## [Stored data]
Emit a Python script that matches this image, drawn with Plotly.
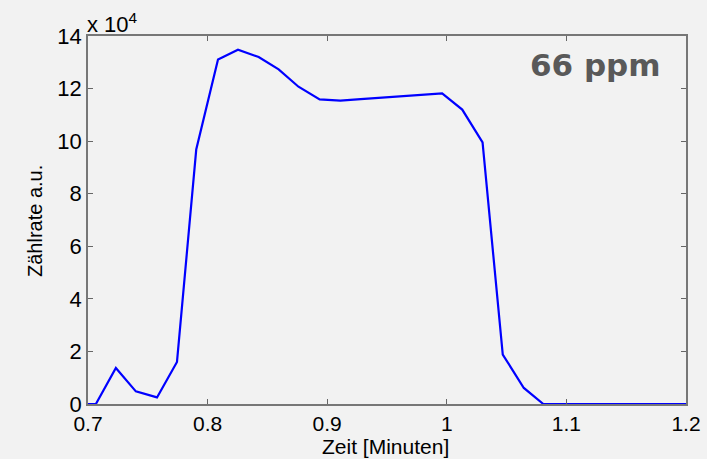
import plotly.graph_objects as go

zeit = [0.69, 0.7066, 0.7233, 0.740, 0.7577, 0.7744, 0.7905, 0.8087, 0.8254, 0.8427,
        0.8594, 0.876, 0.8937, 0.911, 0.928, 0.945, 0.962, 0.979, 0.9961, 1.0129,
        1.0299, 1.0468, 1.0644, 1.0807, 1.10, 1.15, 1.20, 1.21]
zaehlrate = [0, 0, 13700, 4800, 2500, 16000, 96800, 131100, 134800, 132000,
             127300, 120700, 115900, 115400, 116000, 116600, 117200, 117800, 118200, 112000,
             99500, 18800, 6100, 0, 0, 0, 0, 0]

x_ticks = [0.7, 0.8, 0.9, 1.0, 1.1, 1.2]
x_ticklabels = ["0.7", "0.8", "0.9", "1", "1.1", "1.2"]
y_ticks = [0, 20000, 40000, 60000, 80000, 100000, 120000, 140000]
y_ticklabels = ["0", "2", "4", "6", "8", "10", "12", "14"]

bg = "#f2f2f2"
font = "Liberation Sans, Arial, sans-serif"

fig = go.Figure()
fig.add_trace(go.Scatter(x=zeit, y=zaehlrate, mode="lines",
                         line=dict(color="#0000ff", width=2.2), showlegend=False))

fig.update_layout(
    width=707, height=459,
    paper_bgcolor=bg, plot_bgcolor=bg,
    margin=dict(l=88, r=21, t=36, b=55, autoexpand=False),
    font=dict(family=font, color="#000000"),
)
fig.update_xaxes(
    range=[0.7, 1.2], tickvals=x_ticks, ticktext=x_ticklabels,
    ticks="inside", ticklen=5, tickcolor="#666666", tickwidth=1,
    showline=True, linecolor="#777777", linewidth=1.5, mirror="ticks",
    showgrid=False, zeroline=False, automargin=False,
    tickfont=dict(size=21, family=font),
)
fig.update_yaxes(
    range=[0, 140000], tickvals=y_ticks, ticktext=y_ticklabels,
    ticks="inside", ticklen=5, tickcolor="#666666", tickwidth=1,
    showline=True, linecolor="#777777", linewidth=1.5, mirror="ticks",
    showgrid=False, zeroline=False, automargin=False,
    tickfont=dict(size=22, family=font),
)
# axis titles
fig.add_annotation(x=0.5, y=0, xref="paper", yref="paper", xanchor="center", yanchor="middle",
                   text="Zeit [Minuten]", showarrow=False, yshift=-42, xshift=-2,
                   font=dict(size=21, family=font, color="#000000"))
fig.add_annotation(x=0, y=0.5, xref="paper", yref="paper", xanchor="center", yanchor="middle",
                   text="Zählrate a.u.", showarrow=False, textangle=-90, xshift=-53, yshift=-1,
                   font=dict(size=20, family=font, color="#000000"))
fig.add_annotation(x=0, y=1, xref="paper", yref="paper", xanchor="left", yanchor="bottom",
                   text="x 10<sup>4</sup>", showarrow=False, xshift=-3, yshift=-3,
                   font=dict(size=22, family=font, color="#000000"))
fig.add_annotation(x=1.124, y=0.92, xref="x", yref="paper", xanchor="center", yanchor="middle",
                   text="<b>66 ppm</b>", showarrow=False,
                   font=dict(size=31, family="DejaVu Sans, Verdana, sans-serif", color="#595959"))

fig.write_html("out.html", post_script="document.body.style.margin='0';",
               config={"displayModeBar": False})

## [Given task]
In the copy, include no pictures; restate the listing above exactly.

## [Result below]
Emit a Python script that matches this image, drawn with Plotly.
import plotly.graph_objects as go

zeit = [0.69, 0.7066, 0.7233, 0.740, 0.7577, 0.7744, 0.7905, 0.8087, 0.8254, 0.8427,
        0.8594, 0.876, 0.8937, 0.911, 0.928, 0.945, 0.962, 0.979, 0.9961, 1.0129,
        1.0299, 1.0468, 1.0644, 1.0807, 1.10, 1.15, 1.20, 1.21]
zaehlrate = [0, 0, 13700, 4800, 2500, 16000, 96800, 131100, 134800, 132000,
             127300, 120700, 115900, 115400, 116000, 116600, 117200, 117800, 118200, 112000,
             99500, 18800, 6100, 0, 0, 0, 0, 0]

x_ticks = [0.7, 0.8, 0.9, 1.0, 1.1, 1.2]
x_ticklabels = ["0.7", "0.8", "0.9", "1", "1.1", "1.2"]
y_ticks = [0, 20000, 40000, 60000, 80000, 100000, 120000, 140000]
y_ticklabels = ["0", "2", "4", "6", "8", "10", "12", "14"]

bg = "#f2f2f2"
font = "Liberation Sans, Arial, sans-serif"

fig = go.Figure()
fig.add_trace(go.Scatter(x=zeit, y=zaehlrate, mode="lines",
                         line=dict(color="#0000ff", width=2.2), showlegend=False))

fig.update_layout(
    width=707, height=459,
    paper_bgcolor=bg, plot_bgcolor=bg,
    margin=dict(l=88, r=21, t=36, b=55, autoexpand=False),
    font=dict(family=font, color="#000000"),
)
fig.update_xaxes(
    range=[0.7, 1.2], tickvals=x_ticks, ticktext=x_ticklabels,
    ticks="inside", ticklen=5, tickcolor="#666666", tickwidth=1,
    showline=True, linecolor="#777777", linewidth=1.5, mirror="ticks",
    showgrid=False, zeroline=False, automargin=False,
    tickfont=dict(size=21, family=font),
)
fig.update_yaxes(
    range=[0, 140000], tickvals=y_ticks, ticktext=y_ticklabels,
    ticks="inside", ticklen=5, tickcolor="#666666", tickwidth=1,
    showline=True, linecolor="#777777", linewidth=1.5, mirror="ticks",
    showgrid=False, zeroline=False, automargin=False,
    tickfont=dict(size=22, family=font),
)
# axis titles
fig.add_annotation(x=0.5, y=0, xref="paper", yref="paper", xanchor="center", yanchor="middle",
                   text="Zeit [Minuten]", showarrow=False, yshift=-42, xshift=-2,
                   font=dict(size=21, family=font, color="#000000"))
fig.add_annotation(x=0, y=0.5, xref="paper", yref="paper", xanchor="center", yanchor="middle",
                   text="Zählrate a.u.", showarrow=False, textangle=-90, xshift=-53, yshift=-1,
                   font=dict(size=20, family=font, color="#000000"))
fig.add_annotation(x=0, y=1, xref="paper", yref="paper", xanchor="left", yanchor="bottom",
                   text="x 10<sup>4</sup>", showarrow=False, xshift=-3, yshift=-3,
                   font=dict(size=22, family=font, color="#000000"))
fig.add_annotation(x=1.124, y=0.92, xref="x", yref="paper", xanchor="center", yanchor="middle",
                   text="<b>66 ppm</b>", showarrow=False,
                   font=dict(size=31, family="DejaVu Sans, Verdana, sans-serif", color="#595959"))

fig.write_html("out.html", post_script="document.body.style.margin='0';",
               config={"displayModeBar": False})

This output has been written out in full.